Pipelines Produce Peace and Prosperity So Why Oppose Them?
Pipelines convey fluids and gas within and between many countries and continents and in addition to making a profit for producers indubitably benefit those for whom the raw materials are destined. In India, for example, the most recent gas pipeline project is going to bring comfort to the neglected peoples of the north-east, as part of the grid being constructed to reach remote locations — which is expensive. So the government has stepped in with hundreds of millions of dollars to help complete the programme.
There are many other success stories about pipelines, but also some controversial instances of construction, as in Canada where some indigenous communities are objecting to a 600 km natural gas line in which some $5 billion is being invested. The benefits to Canada as a whole are potentially immense, but the Wet’suwet’en indigenous people of British Columbia are attempting to shut down the operation and have been joined by activists whose motives may not be altogether benign. These protestors have imposed a blockade of railways that has caused grave disruption to a vast number of passenger and freight services, thereby posing a serious threat to Canada’s overall economy. The protestors’ actions are in essence blackmail, and have wide-ranging effects including the inability of farmers to get their goods to domestic and international markets.
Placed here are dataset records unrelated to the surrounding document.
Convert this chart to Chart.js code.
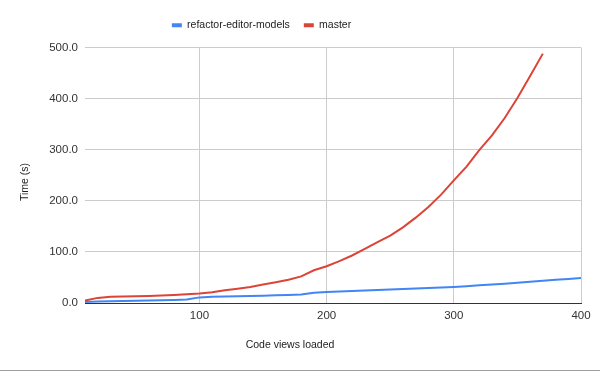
<!DOCTYPE html>
<html>
<head>
<meta charset="utf-8">
<script src="https://cdn.jsdelivr.net/npm/chart.js@4/dist/chart.umd.min.js"></script>
<style>
    html, body { margin: 0; padding: 0; background: #fff; }
    #wrap { width: 600px; height: 370px; border-bottom: 1px solid #9e9e9e; }
</style>
</head>
<body>
<div id="wrap"><canvas id="chart" width="600" height="370"></canvas></div>
<script>
// code views loaded (x) and time in seconds (y)
const refactorViews = [10, 20, 30, 40, 50, 60, 70, 80, 90, 100, 110, 120, 130, 140, 150, 160, 170, 180, 190, 200,
    210, 220, 230, 240, 250, 260, 270, 280, 290, 300, 310, 320, 330, 340, 350, 360, 370, 380, 390, 400];
const refactorTimes = [2, 3, 3.5, 4, 4.5, 5, 5.5, 6, 7, 11, 12, 12.5, 13, 13.5, 14, 15, 15.5, 16.5, 20, 21.5,
    22.5, 23.5, 24.5, 25.5, 26.5, 27.5, 28.5, 29.5, 30.5, 31.5, 33, 34.5, 36, 37.5, 39.5, 41.5, 43.5, 45.5, 47, 49];

const masterViews = [10, 20, 30, 40, 50, 60, 70, 80, 90, 100, 110, 120, 130, 140, 150, 160, 170, 180, 190, 200,
    210, 220, 230, 240, 250, 260, 270, 280, 290, 300, 310, 320, 330, 340, 350, 360, 370];
const masterTimes = [5, 10, 12, 12.5, 13, 13.5, 14.5, 15.5, 17, 18.5, 21, 25, 28, 31.5, 36, 40.5, 45.5, 52, 64, 72,
    82, 93, 106, 119, 132, 148, 167, 188, 212, 240, 267, 299, 328, 362, 401, 444, 488];

const xTicks = [100, 200, 300, 400];
const yTicks = [0, 100, 200, 300, 400, 500];

const xTitle = 'Code views loaded';
const yTitle = 'Time (s)';

const FONT = 'Arial, "Liberation Sans", sans-serif';

function toPoints(xs, ys) {
    return xs.map((x, i) => ({ x: x, y: ys[i] }));
}

// the legend sits a bit left of centre and has a gap under it, like the sheets chart
const legendTweak = {
    id: 'legendTweak',
    beforeInit(chart) {
        const fit = chart.legend.fit;
        chart.legend.fit = function() {
            fit.bind(chart.legend)();
            this.height += 7;
        };
    },
    afterLayout(chart) {
        chart.legend.left -= 29;
        chart.legend.right -= 29;
    }
};

// axis titles, placed where the sheets chart puts them
const axisTitles = {
    id: 'axisTitles',
    afterDraw(chart) {
        const ctx = chart.ctx;
        ctx.save();
        ctx.fillStyle = '#222';
        ctx.font = '10.5px ' + FONT;
        ctx.textAlign = 'center';
        ctx.textBaseline = 'middle';
        ctx.fillText(xTitle, 290, 345);
        ctx.translate(25, 182);
        ctx.rotate(-Math.PI / 2);
        ctx.fillText(yTitle, 0, 0);
        ctx.restore();
    }
};

new Chart(document.getElementById('chart'), {
    type: 'line',
    data: {
        datasets: [{
            label: 'refactor-editor-models',
            data: toPoints(refactorViews, refactorTimes),
            borderColor: '#4285f4',
            backgroundColor: '#4285f4',
            borderWidth: 2,
            pointRadius: 0,
            order: 2
        }, {
            label: 'master',
            data: toPoints(masterViews, masterTimes),
            borderColor: '#db4437',
            backgroundColor: '#db4437',
            borderWidth: 2,
            pointRadius: 0,
            order: 1
        }]
    },
    plugins: [legendTweak, axisTitles],
    options: {
        responsive: false,
        animation: false,
        layout: { padding: { top: 6, right: 19, bottom: 0, left: 0 } },
        plugins: {
            tooltip: { enabled: false },
            legend: {
                position: 'top',
                labels: {
                    boxWidth: 10,
                    boxHeight: 4,
                    padding: 14,
                    color: '#222',
                    font: { family: FONT, size: 10.5 },
                    sort: (a, b) => a.datasetIndex - b.datasetIndex,
                    generateLabels: function(chart) {
                        const items = Chart.defaults.plugins.legend.labels.generateLabels(chart);
                        items.forEach(item => { item.lineWidth = 0; });
                        return items;
                    }
                }
            }
        },
        scales: {
            x: {
                type: 'linear',
                min: 10,
                max: 400,
                afterBuildTicks: function(scale) {
                    scale.ticks = xTicks.map(v => ({ value: v }));
                },
                afterFit: function(scale) { scale.height = 67; },
                ticks: {
                    padding: 6,
                    color: '#333',
                    font: { family: FONT, size: 11.5 },
                    maxRotation: 0
                },
                grid: { color: '#cccccc', drawTicks: false },
                border: { display: true, color: '#333', width: 1 }
            },
            y: {
                min: 0,
                max: 500,
                afterBuildTicks: function(scale) {
                    scale.ticks = yTicks.map(v => ({ value: v }));
                },
                afterFit: function(scale) { scale.width = 85; },
                ticks: {
                    padding: 7,
                    color: '#333',
                    font: { family: FONT, size: 11.5 },
                    callback: v => v.toFixed(1)
                },
                grid: { color: '#cccccc', drawTicks: false },
                border: { display: false }
            }
        }
    }
});
</script>
</body>
</html>
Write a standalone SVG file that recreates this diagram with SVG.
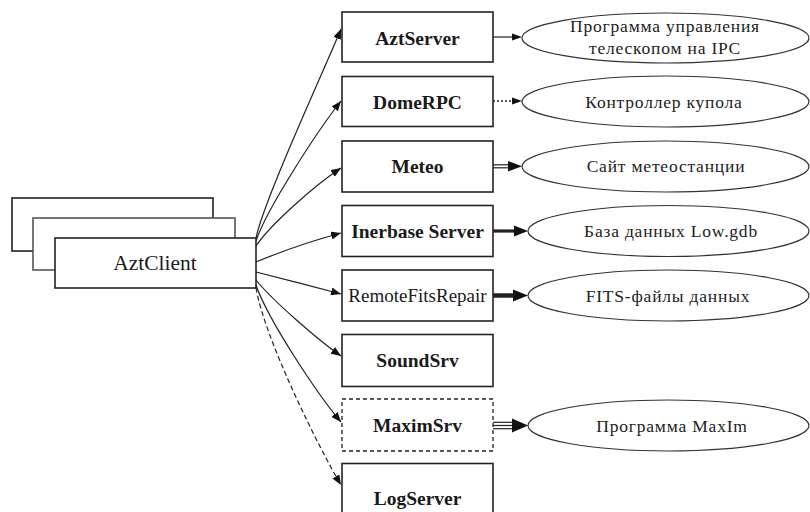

For Canada’s sake it is hoped that the difficulties will be resolved — but at least there is movement because the country’s elected government is determined to act for the people as a whole. There will always be objections to pipelines, and although Canada appears to be especially affected, the sanity of national benefit will probably prevail.
But when it comes to international benefit, notably when Russia is involved, the word sanity does not come readily to mind. Rather, the description of Washington’s moves to block the vastly important Nordstream 2 pipeline could involve such qualifiers as petulant, spiteful and malevolent.
Nordstream 2 is a series of lines intended to convey natural gas from Russia to Germany. It is a logical development stemming from the facts that Russia wants to provide gas and Germany wants to buy it, which led to a mutually acceptable agreement and commitment of many billions of dollars, largely by the firms Uniper and Wintershall of Germany, Royal Dutch Shell, Austria’s OMV and Engie of France in association with Russia’s Gazprom — an impressive example of European pragmatism. Economic benefits to both countries are potentially immense, and in addition the very existence of such a significant collaborative enterprise is an indicator that both nations recognise the advantages of cooperation and economic partnership as against the drawbacks of confrontation and antagonism.
Unfortunately, Washington has a history of preferring confrontation to economic cooperation that might benefit other countries, and has imposed sanctions on Nordstrom 2 with the aim of preventing its completion, which in normal circumstances would have taken place by now. Of the some 1200 kilometres of line underneath the Baltic Sea about 160 km remain to be laid, but for the moment construction has had to be halted.